Like many CVA members, I was the proud owner of a new Fairlane in 1956. I was a college student, working during the summer as a parts driver for Crenshaw Motors Ford in Los Angeles. It was a good job because I got to drive a new Ford pick-up, and when I wasn’t making deliveries, I worked in the shop, sweeping and cleaning. I literally fell in love with the 1956 Fords and was particularly impressed by the Fairlane with the 312 engine.

The summer job ended and I returned to school. With a loan from my dad and the trade in of my 1951 Ford 2-door sedan, I purchased a black and red 2-door Fairlane V8. I enjoyed driving this trouble free car for five years. While it only had 35,000 miles, my folks were so pleased that I was a college graduate that they bought me a 1961 Thunderbird. Unfortunately, I let the 1956 2-door go and have regretted it ever since.

Over the year I’ve owned a variety of vehicles: some good, some not so much. They included Honda coupes, a Pontiac Bonneville, a 1968 Cougar, a Mercury Capri, several Toyotas and four Dodge Ram trucks. I even restored my dad’s 1968 Cougar to its original condition. Through it all, I never found a car that caught my fancy like the 1956 Ford.

My quest to relive my younger days began ten years ago. With the support of my wife, I began looking in earnest for a 1956 Victoria. Not an easy task! Few owners of mid-century Fords wanted to part with them; this is particularly true in the southwestern US. The search dragged on. I became an avid reader of Hemmings Motor News. I began prowling car shows in the Phoenix metro area, even went to the big Ford show at Knotts Berry Farm a few times. No luck!

The fall of 2005, while at an all Ford car show, I spotted THE CAR I had dreamed of, parked between a 1955 and a 1957 Victoria. I chatted with the owners of these cars, but could not locate the owner of the 1956. I was told he was a tall, white haired guy. After walking around the show several times, I returned, only to see the car leaving the parking lot and speeding away!


Several weeks later, my wife and I were visiting the weekly Saturday car show at Pavilions in Scottsdale. There was THE CAR! Again, it was surrounded by a number of vehicles whose owners were sitting around, but the owner of THE CAR was nowhere to be found. I was told to look for a tall, white haired, good looking guy. Eventually the gentleman returned to the car and we struck up a conversation.I told Jerry Gobeli of my quest and asked him if he knew of another 1956 Victoria as nice as his. He told me the story of THE CAR and said he would contact me if he learned of a similar vehicle for sale.

Three weeks later Jerry phoned to see if I was interested in his car as he had decided to follow his heart and buy a 1962 Pontiac Grand Prix he had located in Florida. After doing my due diligence, I bought the car a week later. I had gone about 6,500 miles since a “frame-off” restoration in Idaho, completed in 1995. Jerry has become a good friend even though from time to time he says he should never have sold this Peacock Blue and Cream dream. He has recently purchased a newly restored black and white 1956 Victoria, so we often sit side by side at the Scottsdale weekly car show.

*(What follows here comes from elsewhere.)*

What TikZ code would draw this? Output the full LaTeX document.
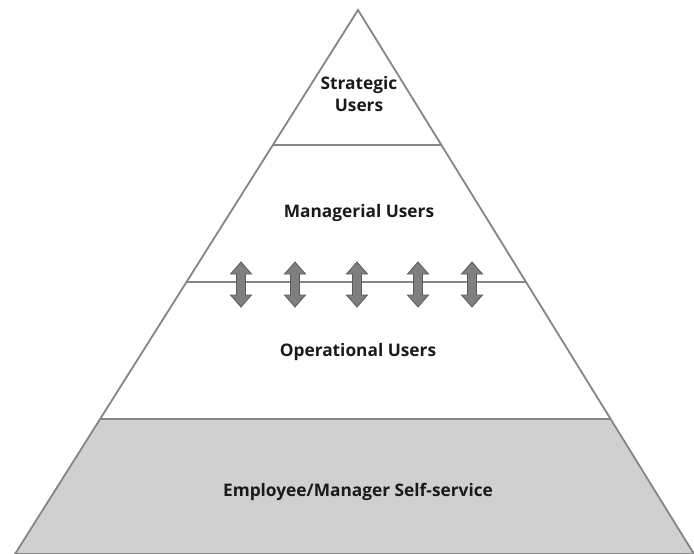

In the six years that I have owned the 1956 Ford Victoria, I have driven it less than 3,000 miles, enjoying every mile. The restoration shop did an excellent job on the car, which cam with a 292 V8, Fordomatic, power steering, power brakes, Town and Country radio, back-up lights and skirts. In addition, they installed a Petronics electronic ignition, a four core radiator and classic air conditioning.

The car is almost problem free. However, I continue to make small refinements that increase my driving pleasure. I installed 710-15 Coker wide white walls radio tires. My wife purchased simulated wire wheel covers from Toby Gorny’s FR Parts Store for Christmas 2009.

I had the seats rebuilt and re-covered with factory up-graded full vinyl two tone upholstery. The upholstery shop I selected specializes in recovering antique furniture, but occasionally will work on a car if the job is challenging. He kept the seats for four weeks, while we were on a trip. When we returned, he reported that our beautiful seats, which had been in his front window, attracted a great deal of new business.

I still try to turn a few wrenches and deeply appreciate the help provided by Don Stickler, Norbert Dahl and Toby Gorny. These gentlemen are never too busy to answer my questions and offer their expertise.

There are only a few Ford Victoria’s in the greater Phoenix area. Whenever we take our car to a show, it draws a crowd of people who are both surprised and happy to see there are still stock 1956 Fords around. Like most other club members, we would not part with our car for love nor money, and believe me, we have had a number of excellent and interesting offers!